Alle Experten sind sich einig, dass Spanien nun wieder erhebliche Anstrengungen unternehmen müsste, um das EU-Ziel zu erreichen, bis 2020 insgesamt 20% der gesamten Energie aus erneuerbaren Quellen zu erzeugen. Spanien ist durch das Moratorium weit zurückgefallen und der einstige Vorreiter wurde beim Windstrom derweil sogar schon von Schweden abgehängt. Geplant ist nun, bis 2020 weitere 6,4 Gigawatt (GW) an neuer Windkraftleistung zuzubauen.
Ob das reicht, um die Ziele zu erfüllen, darf bezweifelt werden. Denn in der schweren Wirtschaftskrise seit 2007 ist zwar der Ausstoß an Klimagasen zunächst zurückgegangen, doch er wird mit der erwarteten wirtschaftlichen Erholung wieder zunehmen. Ohnehin war Spanien vor der Krise sogar Weltmeister beim Verstoß gegen das Kyoto-Klimaprotokoll. Fatal ist der Trend, dass Spanien immer mehr extrem klimaschädliche Kohle zur Stromerzeugung einsetzt, obwohl sich auch die konservative Regierung auf eine "Dekarbonisierung" verpflichtet hat, wie sie beim G-7-Gipfel beschlossen wurde.

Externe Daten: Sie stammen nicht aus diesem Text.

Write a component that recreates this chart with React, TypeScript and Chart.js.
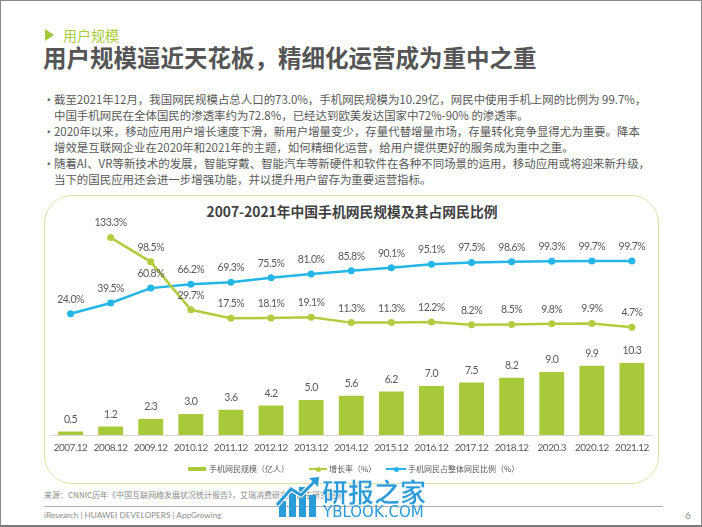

Doch Anspruch und Realität gehen in Spanien immer weiter auseinander. Schaut man sich die Zahlen des spanischen Netzbetreibers "Red Eléctrica de España" (REE) an, dann fällt auf, dass 2015 die Kohle zur Stromerzeugung wieder mit 20,3% an die zweite Stelle hinter der Atomenergie (21,9%) vorgerückt ist. Im Vorjahr lag der Windstrom noch mit 20,3% auf Platz zwei, während die Kohle nur zu 16,4% beteiligt war. 2015 wurden 23% mehr Kohle zur Stromerzeugung verbrannt als noch im Vorjahr. Da die Erzeugung durch Wasserkraft enorm um 28% auf einen Anteil von nur noch 11% eingebrochen ist, wurde angesichts des Ausbaumoratoriums für Erneuerbare verstärkt auf klimaschädliche Kohle zurückgegriffen.
Dabei hätte man auch auf das stark untergenutzte Netz aus hochwertigen Anlagen zur Kraft-Wärme-Kopplung zurückgreifen können, die mit Gas betrieben werden. Damit hätte deutlich klimafreundlicher der Strombedarf gedeckt werden können. Ihr Anteil an der Stromversorgung blieb aber praktisch gleich. Trugen die Anlagen 2014 zur 10,3% zur Stromerzeugung bei, waren es 2015 nur 10,6%. Aus reinen Kostengründen wurde sich für das klimaschädliche Verhalten entschieden. Denn der Kohlepreis war durch die Nachfrageschwäche in China enorm gesunken.